— start —

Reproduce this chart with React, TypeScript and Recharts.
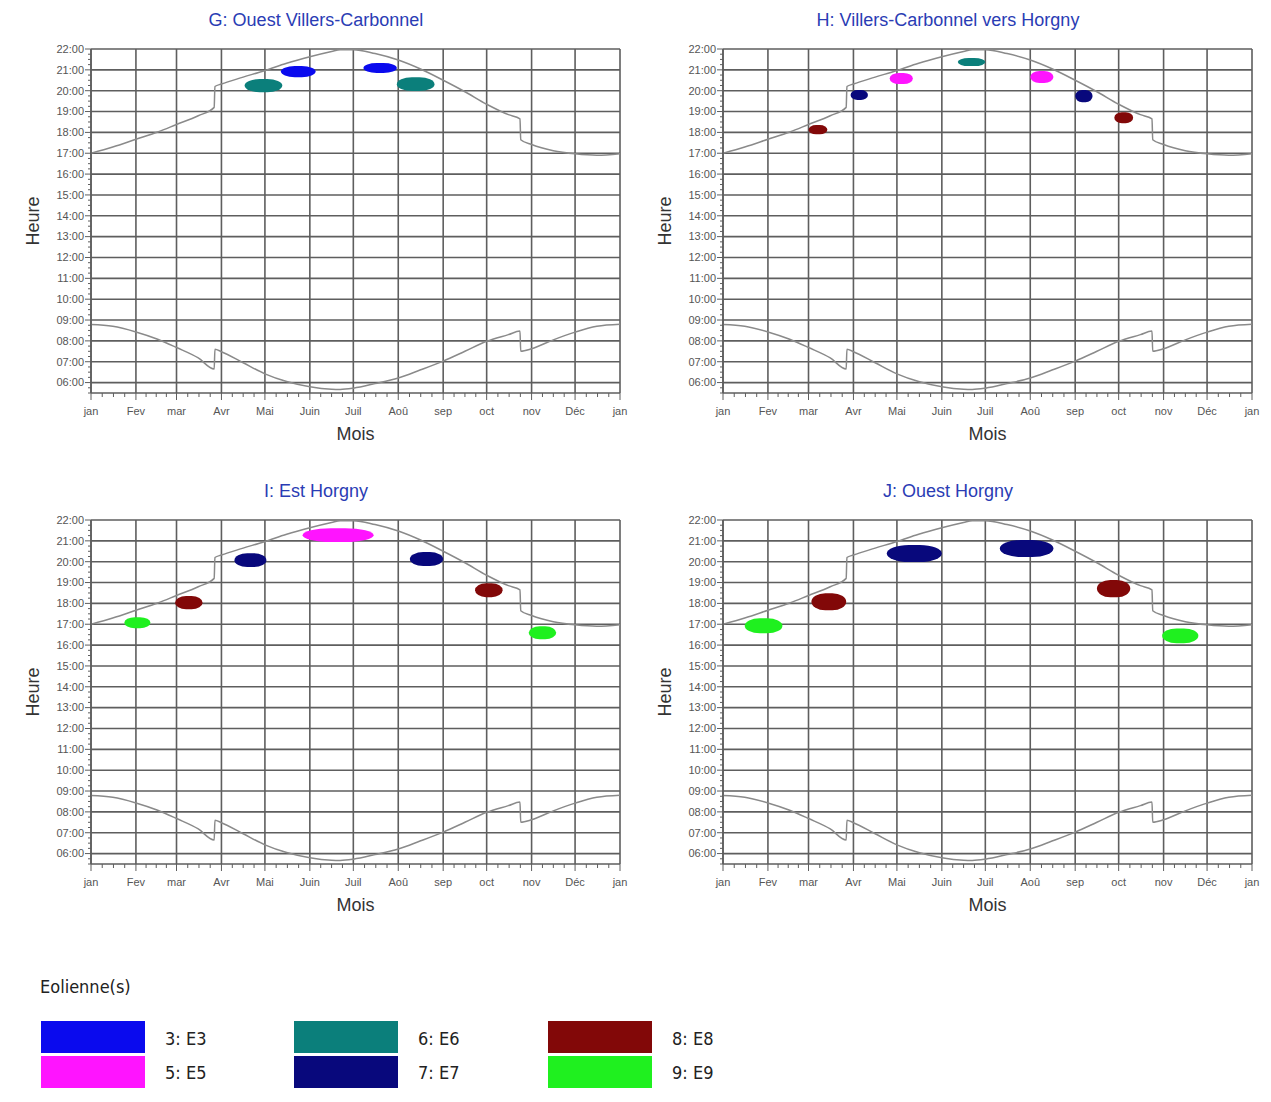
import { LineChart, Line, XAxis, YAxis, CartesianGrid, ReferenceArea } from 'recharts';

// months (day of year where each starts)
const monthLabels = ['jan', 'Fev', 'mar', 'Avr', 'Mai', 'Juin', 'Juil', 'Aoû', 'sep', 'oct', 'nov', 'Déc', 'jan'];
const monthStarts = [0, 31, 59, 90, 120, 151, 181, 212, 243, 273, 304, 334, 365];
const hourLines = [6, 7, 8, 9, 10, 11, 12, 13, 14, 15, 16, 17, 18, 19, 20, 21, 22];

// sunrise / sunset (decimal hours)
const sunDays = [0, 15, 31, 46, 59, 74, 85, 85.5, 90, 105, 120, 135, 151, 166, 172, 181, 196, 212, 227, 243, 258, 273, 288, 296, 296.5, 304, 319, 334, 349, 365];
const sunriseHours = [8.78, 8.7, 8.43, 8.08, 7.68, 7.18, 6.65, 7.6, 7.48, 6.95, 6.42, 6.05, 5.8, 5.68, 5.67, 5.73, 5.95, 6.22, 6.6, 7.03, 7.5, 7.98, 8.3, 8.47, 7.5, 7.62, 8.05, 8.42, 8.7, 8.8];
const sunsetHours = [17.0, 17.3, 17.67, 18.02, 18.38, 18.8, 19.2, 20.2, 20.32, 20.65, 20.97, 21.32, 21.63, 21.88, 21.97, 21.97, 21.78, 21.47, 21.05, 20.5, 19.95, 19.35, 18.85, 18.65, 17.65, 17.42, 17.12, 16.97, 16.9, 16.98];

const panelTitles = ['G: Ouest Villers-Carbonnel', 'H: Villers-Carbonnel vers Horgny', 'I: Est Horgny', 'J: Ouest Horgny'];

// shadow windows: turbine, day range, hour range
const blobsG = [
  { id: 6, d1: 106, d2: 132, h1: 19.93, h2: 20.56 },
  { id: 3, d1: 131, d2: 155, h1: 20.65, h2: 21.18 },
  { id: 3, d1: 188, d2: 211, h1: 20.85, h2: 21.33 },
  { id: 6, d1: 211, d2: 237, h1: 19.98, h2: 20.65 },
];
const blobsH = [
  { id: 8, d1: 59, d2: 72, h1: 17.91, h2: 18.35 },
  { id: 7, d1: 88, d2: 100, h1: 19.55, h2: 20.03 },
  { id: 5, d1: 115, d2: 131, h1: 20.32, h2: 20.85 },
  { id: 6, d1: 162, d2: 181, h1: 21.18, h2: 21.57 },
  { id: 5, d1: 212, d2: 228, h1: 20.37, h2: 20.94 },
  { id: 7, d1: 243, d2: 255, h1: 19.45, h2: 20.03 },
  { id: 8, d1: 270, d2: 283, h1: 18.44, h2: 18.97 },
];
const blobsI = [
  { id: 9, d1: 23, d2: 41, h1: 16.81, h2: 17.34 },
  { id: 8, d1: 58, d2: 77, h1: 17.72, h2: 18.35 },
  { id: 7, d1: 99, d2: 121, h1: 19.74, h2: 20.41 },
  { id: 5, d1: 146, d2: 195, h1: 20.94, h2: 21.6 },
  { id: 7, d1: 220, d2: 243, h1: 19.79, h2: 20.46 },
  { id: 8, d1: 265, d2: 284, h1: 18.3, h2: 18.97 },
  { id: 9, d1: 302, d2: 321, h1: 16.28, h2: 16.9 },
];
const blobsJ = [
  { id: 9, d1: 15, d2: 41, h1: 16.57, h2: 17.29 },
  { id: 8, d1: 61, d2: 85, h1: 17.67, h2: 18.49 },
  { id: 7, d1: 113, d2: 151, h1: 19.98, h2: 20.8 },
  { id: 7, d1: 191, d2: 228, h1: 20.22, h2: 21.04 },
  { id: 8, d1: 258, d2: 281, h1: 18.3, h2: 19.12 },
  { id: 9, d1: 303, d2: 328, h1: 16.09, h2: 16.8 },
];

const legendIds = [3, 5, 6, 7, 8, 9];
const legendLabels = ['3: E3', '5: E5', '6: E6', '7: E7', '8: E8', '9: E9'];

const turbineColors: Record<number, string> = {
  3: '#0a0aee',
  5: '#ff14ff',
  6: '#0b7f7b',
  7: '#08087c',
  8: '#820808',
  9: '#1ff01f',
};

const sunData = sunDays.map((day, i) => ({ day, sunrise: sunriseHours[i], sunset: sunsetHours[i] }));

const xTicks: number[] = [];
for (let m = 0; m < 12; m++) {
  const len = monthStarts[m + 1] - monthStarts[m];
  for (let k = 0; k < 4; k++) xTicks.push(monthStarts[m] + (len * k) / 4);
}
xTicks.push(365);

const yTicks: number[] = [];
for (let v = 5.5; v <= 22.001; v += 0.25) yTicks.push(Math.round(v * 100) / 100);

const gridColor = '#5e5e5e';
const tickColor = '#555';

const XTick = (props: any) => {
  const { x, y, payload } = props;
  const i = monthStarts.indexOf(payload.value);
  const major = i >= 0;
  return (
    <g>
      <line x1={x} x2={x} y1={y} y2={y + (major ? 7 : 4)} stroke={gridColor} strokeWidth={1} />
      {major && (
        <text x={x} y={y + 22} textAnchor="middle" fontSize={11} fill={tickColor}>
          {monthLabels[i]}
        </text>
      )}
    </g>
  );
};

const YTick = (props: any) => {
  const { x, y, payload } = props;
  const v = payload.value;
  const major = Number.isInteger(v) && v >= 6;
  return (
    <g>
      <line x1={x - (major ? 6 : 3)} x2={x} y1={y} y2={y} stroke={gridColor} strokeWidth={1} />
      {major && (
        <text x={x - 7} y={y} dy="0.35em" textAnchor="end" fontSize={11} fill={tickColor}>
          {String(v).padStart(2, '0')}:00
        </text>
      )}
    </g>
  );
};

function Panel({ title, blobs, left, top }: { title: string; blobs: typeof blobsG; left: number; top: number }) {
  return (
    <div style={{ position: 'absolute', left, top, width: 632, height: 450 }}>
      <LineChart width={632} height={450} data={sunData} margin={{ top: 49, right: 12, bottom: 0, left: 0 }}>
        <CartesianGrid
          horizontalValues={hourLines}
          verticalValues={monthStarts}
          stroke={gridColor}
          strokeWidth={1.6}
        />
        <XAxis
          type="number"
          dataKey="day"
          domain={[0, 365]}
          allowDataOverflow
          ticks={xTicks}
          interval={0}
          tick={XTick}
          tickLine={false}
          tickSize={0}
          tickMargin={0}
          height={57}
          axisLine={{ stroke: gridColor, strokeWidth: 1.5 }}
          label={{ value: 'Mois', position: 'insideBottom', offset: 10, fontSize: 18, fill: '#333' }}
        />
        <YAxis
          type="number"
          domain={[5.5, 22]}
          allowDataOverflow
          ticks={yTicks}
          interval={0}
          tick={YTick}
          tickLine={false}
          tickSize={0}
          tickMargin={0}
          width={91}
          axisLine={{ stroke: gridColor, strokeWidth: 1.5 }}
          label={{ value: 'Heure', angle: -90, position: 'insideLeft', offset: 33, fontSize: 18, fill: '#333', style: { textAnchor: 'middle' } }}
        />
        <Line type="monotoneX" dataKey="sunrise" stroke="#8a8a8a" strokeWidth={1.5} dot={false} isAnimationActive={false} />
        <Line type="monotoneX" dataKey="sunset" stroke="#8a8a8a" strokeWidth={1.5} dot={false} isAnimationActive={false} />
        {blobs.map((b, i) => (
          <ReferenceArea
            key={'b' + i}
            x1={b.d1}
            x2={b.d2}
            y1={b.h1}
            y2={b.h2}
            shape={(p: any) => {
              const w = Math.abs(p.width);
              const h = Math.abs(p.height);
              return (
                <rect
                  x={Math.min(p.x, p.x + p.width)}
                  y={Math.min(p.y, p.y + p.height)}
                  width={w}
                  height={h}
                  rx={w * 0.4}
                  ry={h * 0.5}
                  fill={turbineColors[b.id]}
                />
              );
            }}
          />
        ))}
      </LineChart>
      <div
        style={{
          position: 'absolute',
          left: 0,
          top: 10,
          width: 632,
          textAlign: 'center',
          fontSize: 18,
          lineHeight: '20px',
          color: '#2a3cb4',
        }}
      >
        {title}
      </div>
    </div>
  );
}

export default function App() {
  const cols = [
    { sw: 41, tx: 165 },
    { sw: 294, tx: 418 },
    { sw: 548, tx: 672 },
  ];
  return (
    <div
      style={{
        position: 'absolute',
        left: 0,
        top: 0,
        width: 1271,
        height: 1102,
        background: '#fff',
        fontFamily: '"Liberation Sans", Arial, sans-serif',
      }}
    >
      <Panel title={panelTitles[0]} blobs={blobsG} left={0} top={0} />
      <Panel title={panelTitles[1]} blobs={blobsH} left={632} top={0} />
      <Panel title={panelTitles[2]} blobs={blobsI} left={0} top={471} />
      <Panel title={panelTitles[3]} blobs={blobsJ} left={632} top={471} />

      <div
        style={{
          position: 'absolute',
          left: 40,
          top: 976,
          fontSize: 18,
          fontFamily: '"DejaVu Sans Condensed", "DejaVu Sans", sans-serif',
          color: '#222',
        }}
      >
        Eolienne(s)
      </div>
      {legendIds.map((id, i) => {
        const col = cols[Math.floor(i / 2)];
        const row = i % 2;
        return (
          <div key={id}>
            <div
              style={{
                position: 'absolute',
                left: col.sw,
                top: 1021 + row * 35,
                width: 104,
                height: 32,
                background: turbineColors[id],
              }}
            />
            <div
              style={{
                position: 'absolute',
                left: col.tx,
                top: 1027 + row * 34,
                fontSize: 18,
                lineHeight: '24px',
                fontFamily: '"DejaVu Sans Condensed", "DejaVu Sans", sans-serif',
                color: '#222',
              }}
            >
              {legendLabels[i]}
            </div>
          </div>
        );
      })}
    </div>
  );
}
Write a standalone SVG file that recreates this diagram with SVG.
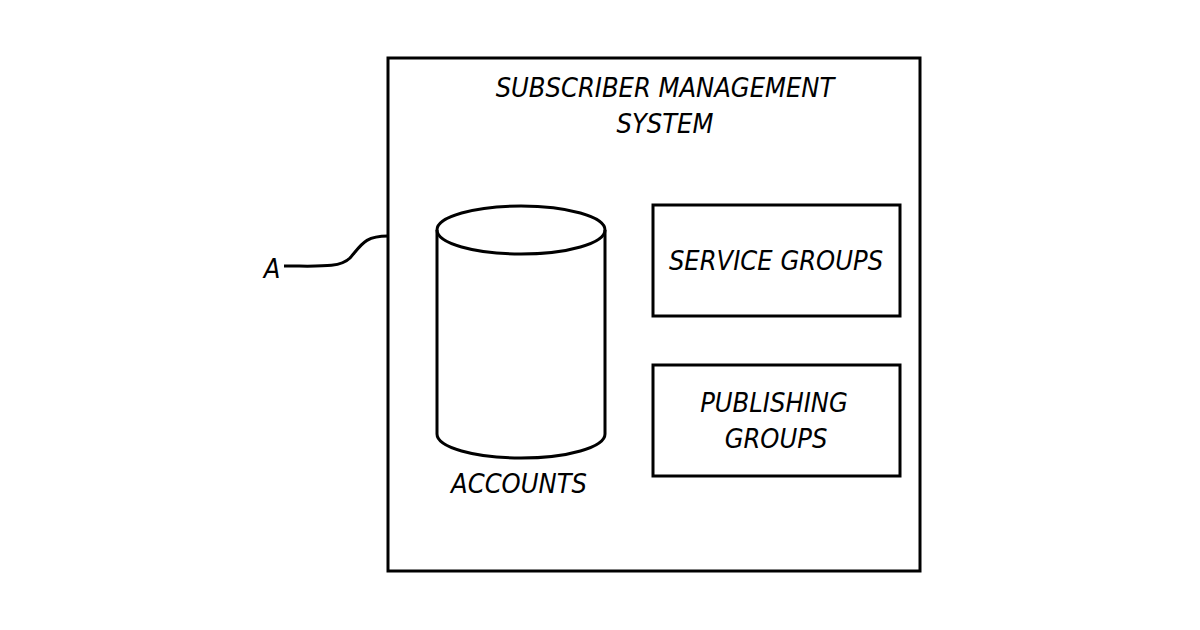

— end —

Return, please, the exact lines from the beginning of the entries above through the line containing "const panelTitles = ['G: Ouest", both included; pictures are left out.

Reproduce this chart with React, TypeScript and Recharts.
import { LineChart, Line, XAxis, YAxis, CartesianGrid, ReferenceArea } from 'recharts';

// months (day of year where each starts)
const monthLabels = ['jan', 'Fev', 'mar', 'Avr', 'Mai', 'Juin', 'Juil', 'Aoû', 'sep', 'oct', 'nov', 'Déc', 'jan'];
const monthStarts = [0, 31, 59, 90, 120, 151, 181, 212, 243, 273, 304, 334, 365];
const hourLines = [6, 7, 8, 9, 10, 11, 12, 13, 14, 15, 16, 17, 18, 19, 20, 21, 22];

// sunrise / sunset (decimal hours)
const sunDays = [0, 15, 31, 46, 59, 74, 85, 85.5, 90, 105, 120, 135, 151, 166, 172, 181, 196, 212, 227, 243, 258, 273, 288, 296, 296.5, 304, 319, 334, 349, 365];
const sunriseHours = [8.78, 8.7, 8.43, 8.08, 7.68, 7.18, 6.65, 7.6, 7.48, 6.95, 6.42, 6.05, 5.8, 5.68, 5.67, 5.73, 5.95, 6.22, 6.6, 7.03, 7.5, 7.98, 8.3, 8.47, 7.5, 7.62, 8.05, 8.42, 8.7, 8.8];
const sunsetHours = [17.0, 17.3, 17.67, 18.02, 18.38, 18.8, 19.2, 20.2, 20.32, 20.65, 20.97, 21.32, 21.63, 21.88, 21.97, 21.97, 21.78, 21.47, 21.05, 20.5, 19.95, 19.35, 18.85, 18.65, 17.65, 17.42, 17.12, 16.97, 16.9, 16.98];

const panelTitles = ['G: Ouest Villers-Carbonnel', 'H: Villers-Carbonnel vers Horgny', 'I: Est Horgny', 'J: Ouest Horgny'];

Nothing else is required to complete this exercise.